The Company recorded net loss of $1,185,349 ($0.01 per share) for the nine-month period ended June 30, 2025 as compared to net loss of $2,356,164 ($0.06 per share) for the nine-month period ended June 30, 2024. The decrease in the net loss is mostly the result of the one-time go-public expense in the March 2024 quarter, the vast majority of which was a non-cash expense. Revenue decreased in the first nine months of 2025. The cost of sales for the nine-month period ended June 30, 2025, were $3,344,141 compared to $3,201,889 for the nine-month period ended June 30, 2024. The decrease in revenues was a result of a seasonally slow period during the winter months exacerbated by an industry-wide, well-documented slowdown in the residential building market. Many in the industry, media and elsewhere believe this has been caused primarily by developers delaying project launches as they assess the interest rate environment and economic conditions. As a result of these delays, our sales for the quarter were down significantly from the prior year comparative period. That said, we continue to have a strong pipeline of contracted jobs but without the near-term certainty on when these industry delays will moderate. We note that there are some early signs of projects starting back up and our labour crews getting busier, but it remains to be seen if this will take on some permanence. Our belief is that a Bank of Canada rate cut in September would be a positive development.

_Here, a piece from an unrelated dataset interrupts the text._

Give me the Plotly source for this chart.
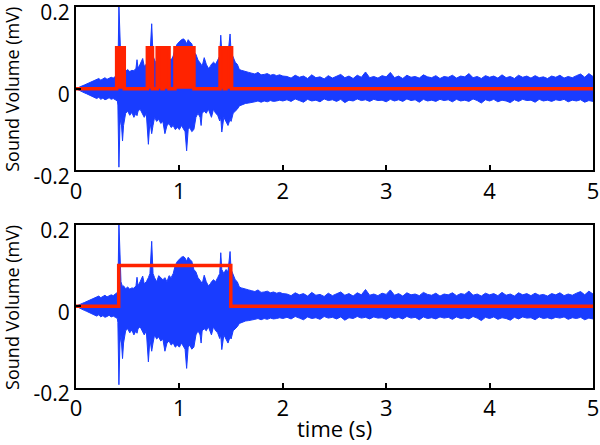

The increased cost of sales and reduced gross margin in 2025 as compared to 2024 demonstrates price pressure in the industry at this time, due to over capacity against current market demands.

As at the date of this MD&A, substantial uncertainty exists in the new home buyer market as a result of the ongoing tariff threats and political and economic uncertainty. This will likely extend the timeframe for our core customer base to be fully ramped up from a new home construction perspective.

Other expense variances in the nine-month period ended June 30, 2025 include:

Listing fees $Nil (nine months 2024 – $1,694,368). This expense item reflects the cost of the RTO Transaction with DP, which provided the Company with its TSX-V listing in March 2024.

Professional fees $264,092 (nine months 2024 – $489,870). Professional fees in 2025 decreased significantly versus 2024, also reflecting the cost of the RTO Transaction with DP, which provided the Company with its TSX-V listing in March 2024.

Share-based payments $531,386 (nine months 2024 – $Nil). This non-cash expense item reflects the cost of the vested portion of stock options issued on May 30, 2024 and repriced in May, 2025, combined with new options issued in May 2025.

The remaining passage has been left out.